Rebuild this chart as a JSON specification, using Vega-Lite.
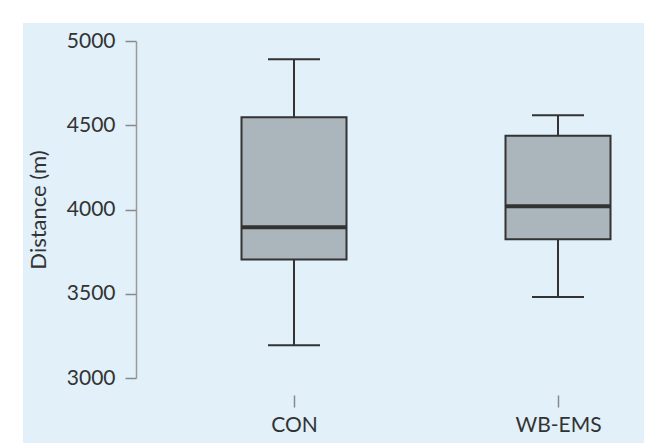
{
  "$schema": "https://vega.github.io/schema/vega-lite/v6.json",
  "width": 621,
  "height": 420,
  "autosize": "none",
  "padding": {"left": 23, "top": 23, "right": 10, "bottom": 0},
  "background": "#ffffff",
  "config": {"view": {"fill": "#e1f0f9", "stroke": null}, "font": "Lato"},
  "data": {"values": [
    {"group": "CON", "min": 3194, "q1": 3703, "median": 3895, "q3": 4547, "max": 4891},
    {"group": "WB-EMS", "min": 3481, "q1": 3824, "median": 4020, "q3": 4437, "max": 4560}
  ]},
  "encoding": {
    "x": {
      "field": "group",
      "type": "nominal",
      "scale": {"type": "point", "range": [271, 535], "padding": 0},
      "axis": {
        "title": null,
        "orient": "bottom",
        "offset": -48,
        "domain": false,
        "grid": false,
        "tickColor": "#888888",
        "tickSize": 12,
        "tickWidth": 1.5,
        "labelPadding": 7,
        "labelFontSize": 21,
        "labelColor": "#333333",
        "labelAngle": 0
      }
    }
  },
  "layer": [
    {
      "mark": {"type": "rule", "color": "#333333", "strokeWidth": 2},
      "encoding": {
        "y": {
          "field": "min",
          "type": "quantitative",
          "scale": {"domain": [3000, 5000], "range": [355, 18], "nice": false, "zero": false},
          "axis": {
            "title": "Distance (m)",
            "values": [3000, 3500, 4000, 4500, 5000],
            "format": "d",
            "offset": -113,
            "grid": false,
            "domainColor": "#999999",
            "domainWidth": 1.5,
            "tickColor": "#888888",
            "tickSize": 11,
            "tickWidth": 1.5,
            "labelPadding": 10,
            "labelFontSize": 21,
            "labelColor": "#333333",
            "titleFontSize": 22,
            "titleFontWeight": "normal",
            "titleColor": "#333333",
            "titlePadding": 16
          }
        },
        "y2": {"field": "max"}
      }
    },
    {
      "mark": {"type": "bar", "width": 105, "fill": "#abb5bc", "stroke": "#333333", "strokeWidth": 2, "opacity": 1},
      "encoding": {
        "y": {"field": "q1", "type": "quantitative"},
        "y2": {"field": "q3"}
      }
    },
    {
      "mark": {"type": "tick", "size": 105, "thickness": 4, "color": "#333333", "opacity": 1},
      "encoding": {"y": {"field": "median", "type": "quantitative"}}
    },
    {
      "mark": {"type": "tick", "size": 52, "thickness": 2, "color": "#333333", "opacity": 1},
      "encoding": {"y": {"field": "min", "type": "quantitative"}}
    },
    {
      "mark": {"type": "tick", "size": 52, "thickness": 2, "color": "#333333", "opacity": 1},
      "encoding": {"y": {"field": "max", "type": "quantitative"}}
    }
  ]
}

● ● ●

■ **Task details**
Leave the images out and output the remaining material exactly as it stands.

■ **Answer in full**
Rebuild this chart as a JSON specification, using Vega-Lite.
{
  "$schema": "https://vega.github.io/schema/vega-lite/v6.json",
  "width": 621,
  "height": 420,
  "autosize": "none",
  "padding": {"left": 23, "top": 23, "right": 10, "bottom": 0},
  "background": "#ffffff",
  "config": {"view": {"fill": "#e1f0f9", "stroke": null}, "font": "Lato"},
  "data": {"values": [
    {"group": "CON", "min": 3194, "q1": 3703, "median": 3895, "q3": 4547, "max": 4891},
    {"group": "WB-EMS", "min": 3481, "q1": 3824, "median": 4020, "q3": 4437, "max": 4560}
  ]},
  "encoding": {
    "x": {
      "field": "group",
      "type": "nominal",
      "scale": {"type": "point", "range": [271, 535], "padding": 0},
      "axis": {
        "title": null,
        "orient": "bottom",
        "offset": -48,
        "domain": false,
        "grid": false,
        "tickColor": "#888888",
        "tickSize": 12,
        "tickWidth": 1.5,
        "labelPadding": 7,
        "labelFontSize": 21,
        "labelColor": "#333333",
        "labelAngle": 0
      }
    }
  },
  "layer": [
    {
      "mark": {"type": "rule", "color": "#333333", "strokeWidth": 2},
      "encoding": {
        "y": {
          "field": "min",
          "type": "quantitative",
          "scale": {"domain": [3000, 5000], "range": [355, 18], "nice": false, "zero": false},
          "axis": {
            "title": "Distance (m)",
            "values": [3000, 3500, 4000, 4500, 5000],
            "format": "d",
            "offset": -113,
            "grid": false,
            "domainColor": "#999999",
            "domainWidth": 1.5,
            "tickColor": "#888888",
            "tickSize": 11,
            "tickWidth": 1.5,
            "labelPadding": 10,
            "labelFontSize": 21,
            "labelColor": "#333333",
            "titleFontSize": 22,
            "titleFontWeight": "normal",
            "titleColor": "#333333",
            "titlePadding": 16
          }
        },
        "y2": {"field": "max"}
      }
    },
    {
      "mark": {"type": "bar", "width": 105, "fill": "#abb5bc", "stroke": "#333333", "strokeWidth": 2, "opacity": 1},
      "encoding": {
        "y": {"field": "q1", "type": "quantitative"},
        "y2": {"field": "q3"}
      }
    },
    {
      "mark": {"type": "tick", "size": 105, "thickness": 4, "color": "#333333", "opacity": 1},
      "encoding": {"y": {"field": "median", "type": "quantitative"}}
    },
    {
      "mark": {"type": "tick", "size": 52, "thickness": 2, "color": "#333333", "opacity": 1},
      "encoding": {"y": {"field": "min", "type": "quantitative"}}
    },
    {
      "mark": {"type": "tick", "size": 52, "thickness": 2, "color": "#333333", "opacity": 1},
      "encoding": {"y": {"field": "max", "type": "quantitative"}}
    }
  ]
}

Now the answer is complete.